A student (or novice) who’s learning about silent film and only watches the bona fide classics will never understand what that era was all about. For every Thief of Bagdad or Phantom of the Opera there were scores of bread-and-butter films, and many of them were star vehicles. The four Talmadge films on these DVDs are perfect examples, offering all the production polish money could buy, courtesy of Norma’s husband, producer Joseph M. Schenck. They were directed by Clarence Brown, Sidney Franklin, and Frank Lloyd, solid craftsmen whose careers extended well into the talkie period; three of the four were written by Hans Kraly, the German actor-turned-screenwriter who came to Hollywood with his colleague Ernst Lubitsch in 1923. (The other, Within the Law, was penned by Mary Pickford’s favorite writer, Frances Marion.) The art direction and cinematography was placed in the hands of top-drawer talents like William Cameron Menzies, Stephen Goosson, Victor Milner, and Oliver T. Marsh.
In her book Silent Stars, Jeanine Basinger offers clear-eyed, incisive views of the sibling stars and writes, “The films of Norma and Constance Talmadge should be required viewing in women’s studies courses. Taken together, they present the sum total of the woman’s filmed universe. Norma appeared mostly in stories that touched on the typical tragedies of the woman’s life—bad men, bad luck, and bad marriage—while Constance usually played in movies that provided escape and the promise of a better deal: good men, good luck, and good marriage. In many ways, they were filmic opposites: Norma suffered, Constance sparkled.”
On the Norma Talmadge disc, I prefer the second feature, Within the Law, to the featured title, Kiki. Kiki was a change of pace for the drama queen, casting her as a vivacious, Parisian would-be chorus girl who wheedles her way into the life of Follies manager Ronald Colman. She’s good, but I find her character annoying—as I did when Mary Pickford played her in the 1931 remake. I must also confess that I disliked the film’s piano score, which insists on repeating the popular song “Blue (and Broken-Hearted)” over and over again.

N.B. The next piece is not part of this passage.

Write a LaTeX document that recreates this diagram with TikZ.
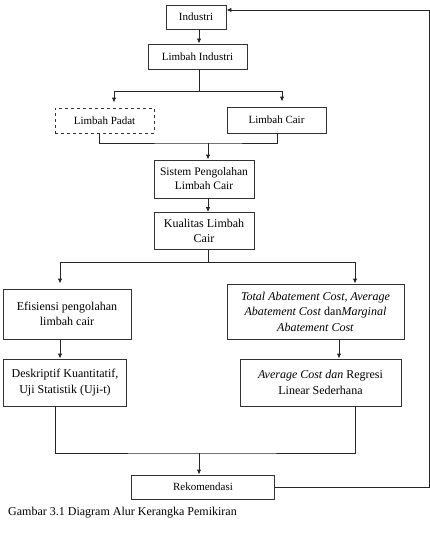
\documentclass[tikz,border=0pt]{standalone}
\usepackage{fontspec}
\setmainfont{Liberation Serif}
\usetikzlibrary{arrows.meta}

\tikzset{
	kotak/.style={draw=black!80, line width=0.9pt, align=center, inner sep=2pt},
	kecil/.style={kotak, font=\fontsize{11}{13}\selectfont},
	besar/.style={kotak, font=\fontsize{12}{15.5}\selectfont},
	garis/.style={draw=black!85, line width=0.9pt},
	panah/.style={garis, -{Latex[length=5pt,width=4.5pt]}}
}

\begin{document}
\begin{tikzpicture}[x=1pt, y=-1pt]
	
	\useasboundingbox (0,0) rectangle (430,535);
	
	% kotak-kotak
	\node[kecil, minimum width=60, minimum height=24] (ind) at (196,17) {Industri};
	\node[kecil, minimum width=99, minimum height=25] (limind) at (197.5,56.5) {Limbah Industri};
	\node[kecil, dashed, minimum width=99, minimum height=25] (padat) at (104.5,120.5) {Limbah Padat};
	\node[kecil, minimum width=99, minimum height=26] (cair) at (276.5,120) {Limbah Cair};
	\node[kotak, font=\fontsize{11.5}{14}\selectfont, minimum width=100, minimum height=38] (sistem) at (204,179) {Sistem Pengolahan\\Limbah Cair};
	\node[besar, minimum width=100, minimum height=37] (kual) at (204,231) {Kualitas Limbah\\Cair};
	\node[besar, minimum width=128, minimum height=50] (efis) at (67,314) {Efisiensi pengolahan\\limbah cair};
	\node[besar, minimum width=177, minimum height=55] (tac) at (315.5,311.5) {\textit{Total Abatement Cost, Average}\\\textit{Abatement Cost} dan\textit{Marginal}\\\textit{Abatement Cost}};
	\node[besar, minimum width=123, minimum height=47] (desk) at (65,382.5) {Deskriptif Kuantitatif,\\Uji Statistik (Uji-t)};
	\node[besar, minimum width=161, minimum height=47] (avg) at (320.5,382.5) {\textit{Average Cost dan} Regresi\\Linear Sederhana};
	\node[kecil, minimum width=143, minimum height=24] (rek) at (203,487) {Rekomendasi};
	
	\node[anchor=west, inner sep=0, font=\fontsize{12}{14}\selectfont] (judul) at (8,513) {Gambar 3.1 Diagram Alur Kerangka Pemikiran};
	
	% titik cabang
	\coordinate (c1) at (199,91);
	\coordinate (c2) at (208,143);
	\coordinate (c3) at (208,262);
	\coordinate (c4) at (199,453);
	
	\draw[panah] ([xshift=3]ind.south) -- ([xshift=3]ind.south |- limind.north);
	
	\draw[garis] (c1 |- limind.south) -- (c1);
	\draw[panah, shorten >=5pt] (c1) -| ([xshift=9.5]padat.north);
	\draw[panah, shorten >=5pt] (c1) -| ([xshift=5.5]cair.north);
	
	\draw[garis] ([xshift=-5.5]padat.south) |- (c2) -| ([xshift=0.5]cair.south);
	\draw[panah] (c2) -- (c2 |- sistem.north);
	
	\draw[panah] ([xshift=4]sistem.south) -- ([xshift=4]kual.north);
	
	\draw[garis] ([xshift=4]kual.south) -- (c3);
	\draw[panah, shorten >=5pt] (c3) -| ([xshift=-7]efis.north);
	\draw[panah] (c3) -| ([xshift=39.5]tac.north);
	
	\draw[panah] ([xshift=-7]efis.south) -- ([xshift=-5]desk.north);
	\draw[panah] ([xshift=23.5]tac.south) -- ([xshift=18.5]avg.north);
	
	\draw[garis] ([xshift=-10]desk.south) |- (c4) -| ([xshift=34.5]avg.south);
	\draw[panah] (c4) -- (c4 |- rek.north);
	
	\draw[panah] (rek.east) -- (429,487) |- ([yshift=7pt]ind.east);
	
\end{tikzpicture}
\end{document}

Within the Law, based on a play by Bayard Veiller, is a formulaic drama, but a good one, with Talmadge as the quintessential shopgirl. When she’s framed for robbery and sent to prison by a heartless department store owner, she vows revenge, and gets it three years later when she woos the tycoon’s gullible son. (The material was perfect for Joan Crawford, who became the emblematic Hollywood shopgirl of the early 1930s, and remade this story as Paid.)
Constance Talmadge made her reputation as the sprightly mountain girl in D.W. Griffith’s Intolerance in 1916, and became a much-loved comedienne. Her Night of Romance and Her Sister from Paris are tailored to suit her talent and innate charm, and young Ronald Colman is an ideal leading man.
Hanns (later Hans) Kraly provided clever, light-hearted storylines for both films, and they are certainly amusing, but would have benefited from having a director more adept at comedy than Sidney Franklin. In each case, they lose some of their sparkle as they go on; we can see the wheels turning. That never happened in Kraly’s collaborations with Lubitsch, who knew how to keep his champagne from going flat.
From the occasional signs of nitrate deterioration, it’s clear that these films were rescued in the nick of time. The Library of Congress has presented them in recent years at Cinefest, but now, thanks to Kino and the Douris Corporation, they are available to silent-film buffs and students everywhere.